ASHLAND A federal grand jury has indicted a West Liberty man accused of illegally importing radioactive sludge produced by a fracking site in north central West Virginia.

The jury sitting in Ashland indicted Cory David Hoskins, the former owner of Advanced TENORM Services LLC on five counts of mail fraud and 22 counts of violating the Hazardous Materials Transportation Act.

The federal government has charged Hoskins in connection with a series of shipments and payments between July 2015 and December 2015 for waste dumped in Estill County.

The indictment is just the latest in a case that has played out since West Virginia authorities alerted the Commonwealth about the dumping of TENORM waste in January 2016.

TENFORM (Technologically Enhanced Naturally Occurring Radioactive Material) is a by-product of fracking. According to the EPA, most oil and gas found inside the earth are actually on the sites of ancient oceans. The actual petroleum products are the remains of sea life that died millions of years ago.

The wastewater produced by a fracking operation may contain harmful materials like uranium, thorium, radium and lead, according to the EPA.

According to the federal indictment, Hoskins approached Fairmont Brine Processing in West Virginia in July 2015 about trucking the sludge to Kentucky. The feds allege Hoskins lied to Fairmont Brine about having U.S. DOT compliant trucks — those need special placards and certified drivers — and also having engineers, physicists and nuclear experts on staff.

He then told federal regulators and the trucking companies he hired out to run the radioactive rubbish that the waste wasn’t hazardous and therefore was exempt from any special regulations, according to the federal indictment.

Federal authorities even accuse Hoskins of intentionally approaching trucking outfits, including one in Ashland, that didn’t have the hazardous certifications in order to get a cheaper rate.

When the waste made it to a landfill in Irvine, the indictment sates Hoskins provided fudged paperwork showing the radioactive waste to be non-hazardous.

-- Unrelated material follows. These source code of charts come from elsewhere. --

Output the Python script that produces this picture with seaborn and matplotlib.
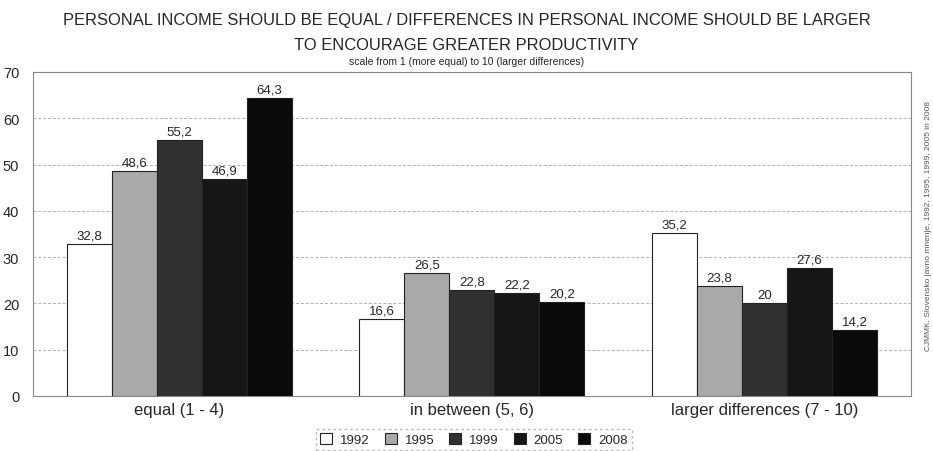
import pandas as pd
import seaborn as sns
import matplotlib.pyplot as plt

# data
categories = ["equal (1 - 4)", "in between (5, 6)", "larger differences (7 - 10)"]
years = ["1992", "1995", "1999", "2005", "2008"]
v1992 = [32.8, 16.6, 35.2]
v1995 = [48.6, 26.5, 23.8]
v1999 = [55.2, 22.8, 20.0]
v2005 = [46.9, 22.2, 27.6]
v2008 = [64.3, 20.2, 14.2]
colors = ["#ffffff", "#a9a9a9", "#303030", "#161616", "#0a0a0a"]

rows = []
for yr, vals in zip(years, [v1992, v1995, v1999, v2005, v2008]):
    for c, v in zip(categories, vals):
        rows.append({"category": c, "year": yr, "value": v})
df = pd.DataFrame(rows)

sns.set_style("white")
plt.rcParams["font.family"] = ["Liberation Sans", "DejaVu Sans"]

fig = plt.figure(figsize=(9.33, 4.52), dpi=100)
ax = fig.add_axes([0.0354, 0.1217, 0.9406, 0.7168])

sns.barplot(data=df, x="category", y="value", hue="year", palette=colors,
            edgecolor="#222222", linewidth=0.8, width=0.77, saturation=1,
            ax=ax, legend=False, zorder=3)

for cont in ax.containers:
    ax.bar_label(cont, labels=[f"{v:g}".replace(".", ",") for v in cont.datavalues],
                 fontsize=9.5, padding=2)

ax.set_ylim(0, 70)
ax.set_yticks(range(0, 71, 10))
ax.yaxis.grid(True, linestyle=(0, (3, 2)), color="#b0b0b0", linewidth=0.7, zorder=0)
ax.set_xlabel("")
ax.set_ylabel("")
ax.tick_params(axis="x", labelsize=12, length=0, pad=4)
ax.tick_params(axis="y", labelsize=10.5, length=0, pad=10)
for s in ax.spines.values():
    s.set_color("#888888")
    s.set_linewidth(0.8)

fig.text(0.5, 0.955, "PERSONAL INCOME SHOULD BE EQUAL / DIFFERENCES IN PERSONAL INCOME SHOULD BE LARGER",
         ha="center", va="center", fontsize=11.9)
fig.text(0.5, 0.90, "TO ENCOURAGE GREATER PRODUCTIVITY", ha="center", va="center", fontsize=11.9)
fig.text(0.5, 0.862, "scale from 1 (more equal) to 10 (larger differences)",
         ha="center", va="center", fontsize=7.5)
fig.text(0.995, 0.5, "CJMMK, Slovensko javno mnenje, 1992, 1995, 1999, 2005 in 2008",
         rotation=90, ha="center", va="center", fontsize=6, color="#555555")

handles = [plt.Rectangle((0, 0), 1, 1, facecolor=c, edgecolor="#222222", linewidth=0.8)
           for c in colors]
leg = fig.legend(handles, years, loc="center", bbox_to_anchor=(0.508, 0.025), ncol=5,
                 fontsize=9.5, frameon=True, handlelength=0.9, handleheight=0.9,
                 columnspacing=1.15, handletextpad=0.6, borderpad=0.3, fancybox=False)
leg.get_frame().set_edgecolor("#aaaaaa")
leg.get_frame().set_linestyle((0, (2, 2)))

fig.savefig("out.png", dpi=100)
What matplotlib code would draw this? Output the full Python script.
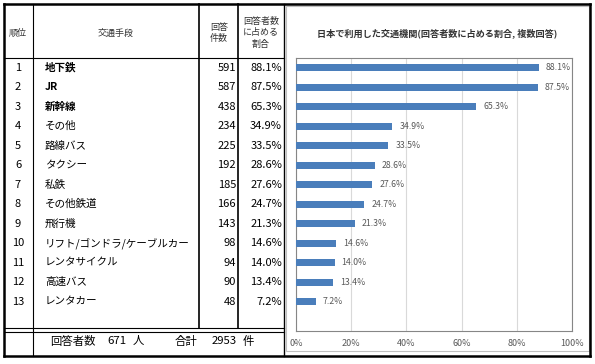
import matplotlib.pyplot as plt
from matplotlib.lines import Line2D
from matplotlib.patches import Rectangle

plt.rcParams['font.family'] = ['Noto Sans CJK JP', 'DejaVu Sans']

ranks = list(range(1, 14))
modes = ["地下鉄", "JR", "新幹線", "その他", "路線バス", "タクシー", "私鉄", "その他鉄道",
         "飛行機", "リフト/ゴンドラ/ケーブルカー", "レンタサイクル", "高速バス", "レンタカー"]
counts = [591, 587, 438, 234, 225, 192, 185, 166, 143, 98, 94, 90, 48]
shares = [88.1, 87.5, 65.3, 34.9, 33.5, 28.6, 27.6, 24.7, 21.3, 14.6, 14.0, 13.4, 7.2]
respondents = 671
total = 2953
title = "日本で利用した交通機関(回答者数に占める割合, 複数回答)"

W, H = 595, 364
fig = plt.figure(figsize=(W / 100, H / 100), dpi=100)

# background axes in pixel coordinates for the table
bg = fig.add_axes([0, 0, 1, 1])
bg.set_xlim(0, W)
bg.set_ylim(H, 0)
bg.axis("off")

def line(x0, y0, x1, y1, lw=0.8, color="black"):
    bg.add_line(Line2D([x0, x1], [y0, y1], lw=lw, color=color))

# chart area box
bg.add_patch(Rectangle((286, 6), 303, 345, fill=False, ec="#BFBFBF", lw=0.8))

# outer frame
left, top, right, bottom = 4, 4, 590, 356
line(left, top, right, top, lw=1.8)
line(left, bottom, right, bottom, lw=1.8)
line(left, top, left, bottom, lw=1.8)
line(right, top, right, bottom, lw=1.8)

# table grid
line(33, top, 33, bottom, lw=0.8)
line(199, top, 199, 328, lw=1.2)
line(238, top, 238, 328, lw=1.2)
line(284, top, 284, bottom, lw=1.0)
line(left, 58, 284, 58, lw=0.8)
line(left, 328, 284, 328, lw=0.8)
line(left, 332, 284, 332, lw=0.8)

# header
hs = 6.5
hc = "#333333"
bg.text(18, 33, "順位", ha="center", va="center", fontsize=hs, color=hc)
bg.text(116, 33, "交通手段", ha="center", va="center", fontsize=hs, color=hc)
bg.text(219, 33, "回答\n件数", ha="center", va="center", fontsize=hs, color=hc, linespacing=1.3)
bg.text(261, 33, "回答者数\nに占める\n割合", ha="center", va="center", fontsize=hs, color=hc,
        linespacing=1.3)

# rows
row0, step = 67.75, 19.5
for i in range(len(modes)):
    y = row0 + step * i
    weight = "bold" if i < 3 else "normal"
    bg.text(18, y, str(ranks[i]), ha="center", va="center", fontsize=8)
    bg.text(45, y, modes[i], ha="left", va="center", fontsize=7.6, fontweight=weight)
    bg.text(236, y, str(counts[i]), ha="right", va="center", fontsize=8)
    bg.text(282, y, f"{shares[i]:.1f}%", ha="right", va="center", fontsize=8)

# summary row
sy = 341
bg.text(50, sy, "回答者数", ha="left", va="center", fontsize=8.2)
bg.text(107, sy, str(respondents), ha="left", va="center", fontsize=8.2)
bg.text(133, sy, "人", ha="left", va="center", fontsize=8.2)
bg.text(175, sy, "合計", ha="left", va="center", fontsize=8.2)
bg.text(212, sy, str(total), ha="left", va="center", fontsize=8.2)
bg.text(243, sy, "件", ha="left", va="center", fontsize=8.2)

# chart title
bg.text(437, 33, title, ha="center", va="center", fontsize=6.6, fontweight="bold", color="#333333")

# bar chart
ax = fig.add_axes([296 / W, 1 - 331 / H, (572 - 296) / W, (331 - 58) / H])
ypos = list(range(len(modes)))
ax.barh(ypos, shares, height=0.38, color="#4A7EBB", zorder=3)
for y, v in zip(ypos, shares):
    ax.annotate(f"{v:.1f}%", (v, y), xytext=(5, 0), textcoords="offset points",
                ha="left", va="center", fontsize=6.3, color="#595959")
ax.set_xlim(0, 100)
ax.set_ylim(len(modes) + 0.5, -0.5)
ax.set_yticks([])
ax.set_xticks([0, 20, 40, 60, 80, 100])
ax.set_xticklabels(["0%", "20%", "40%", "60%", "80%", "100%"], fontsize=6.5, color="#595959")
ax.tick_params(axis="x", length=0, pad=6)
ax.grid(axis="x", color="#D9D9D9", lw=0.8, zorder=0)
for s in ax.spines.values():
    s.set_color("#868686")
    s.set_linewidth(0.8)

fig.savefig("out.png", dpi=100)
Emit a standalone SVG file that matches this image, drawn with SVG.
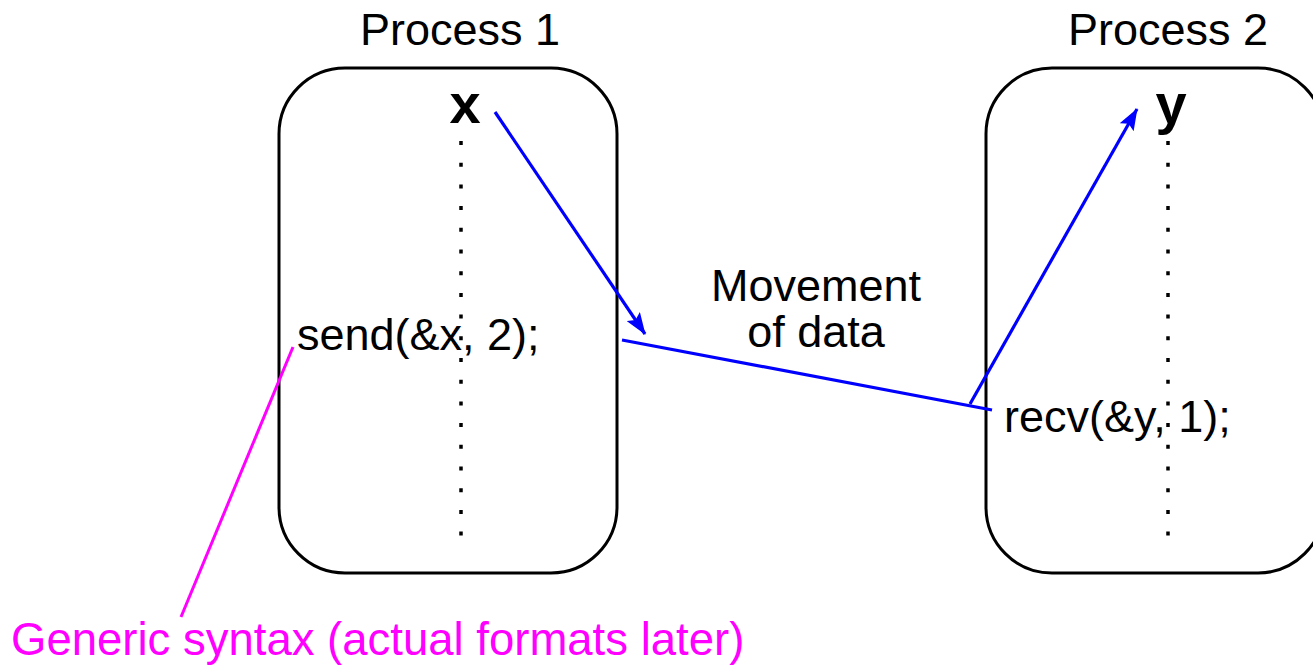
<svg xmlns="http://www.w3.org/2000/svg" width="1313" height="665" viewBox="0 0 1313 665">
<style>
.box{fill:none;stroke:#000;stroke-width:3}
.life{stroke:#000;stroke-width:3.5;stroke-dasharray:4 17.7}
.t{font-family:"Liberation Sans",Arial,sans-serif;font-size:45px;fill:#000}
.b{font-family:"Liberation Sans",Arial,sans-serif;font-size:56px;font-weight:bold;fill:#000}
.blue{stroke:#0000ff;stroke-width:3.2;fill:none}
</style>
<defs>
<marker id="ah2" viewBox="0 0 22 16" refX="21" refY="8" markerWidth="22" markerHeight="16" orient="auto" markerUnits="userSpaceOnUse">
<path d="M0,0 L22,8 L0,16 L4,8 z" fill="#0000ff"/>
</marker>
</defs>
<g id="process1">
<rect class="box" x="279" y="68" width="338" height="505" rx="66" ry="66"/>
<text class="t" x="460" y="45" text-anchor="middle">Process 1</text>
<text class="b" x="465" y="123" text-anchor="middle">x</text>
<line class="life" x1="461" y1="141" x2="461" y2="540"/>
<text class="t" x="297" y="350">send(&amp;x, 2);</text>
</g>
<g id="process2">
<rect class="box" x="986" y="68" width="338" height="505" rx="66" ry="66"/>
<text class="t" x="1168" y="45" text-anchor="middle">Process 2</text>
<text class="b" x="1171" y="123" text-anchor="middle">y</text>
<line class="life" x1="1168" y1="141" x2="1168" y2="540"/>
<text class="t" x="1004" y="432">recv(&amp;y, 1);</text>
</g>
<g id="label">
<text class="t" x="816" y="301" text-anchor="middle">Movement</text>
<text class="t" x="816" y="347" text-anchor="middle">of data</text>
</g>
<g id="note">
<text class="t" x="11" y="655" style="fill:#ff00ff;font-size:45.5px">Generic syntax (actual formats later)</text>
</g>
<g id="connectors">
<line class="blue" x1="495" y1="112" x2="645" y2="334" marker-end="url(#ah2)"/>
<line class="blue" x1="622" y1="340" x2="992" y2="410"/>
<line class="blue" x1="970" y1="404" x2="1137" y2="109" marker-end="url(#ah2)"/>
<line x1="181" y1="617" x2="293" y2="347" stroke="#ff00ff" stroke-width="3"/>
</g>
</svg>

The 22 counts of violation of the hazardous materials act are for runs identified by federal authorities. The five fraud counts reflect payments that changed hands between Fairmont Brine and Advanced TENFORM.  

In court filings in a bankruptcy proceeding, the Kentucky Cabinet for Health and Family Services alleged Hoskins also dumped radioactive waste in Greenup County as well.

At the end of 2016, the cabinet fined Hoskins $2.6 million personally and $2.6 million to his company for allegedly dumping 2.4 million pounds of TENORM waste in Kentucky. The radioactive material was generated not only from Fairmont Brine Processing in West Virginia, but also Cambrian Well Service, Nuverra Environmental Solutions and Greenhunter, all located in Ohio.

According to the Cabinet, state law prohibits the dumping of out-of-state radioactive waste in the Commonwealth.

The cabinet also fined a number of other companies in involved in the dumping, including L.R. Daniels of Ashland.

The total amount of fines added up to $8.19 million.

Court records show Hoskins and others appealed their fines to the cabinet, on the basis that he was not granted a hearing prior to their issuance.

The cabinet has been clear in court filings that the fines are punitive in nature.

Hoskins filed bankruptcy in 2017 — filings in U.S. Eastern Kentucky Bankruptcy Court show the bankruptcy of Advanced TENORM LLC has been closed, with nary a penny awarded to the Cabinet. His personal bankruptcy proceeding has been dismissed as well, in order for the courts to see how his administrative case plays out with the cabinet.

If the administrative proceeding determines Hoskins is still on the hook, the bankruptcy courts could award the money to the Commonwealth.

The feds are also asking for their money, too.

The federal government has filed a forfeiture allegation against Hoskins, requesting the $127,110 prosecutors claim he made from the five checks exchanged in the indictment.

If convicted on the fraud charges, Hoskins could face up to 20 years in prison and $250,000 on each count. The HAZ-MAT charges each carry up to five years in prison and $250,000 fines as well.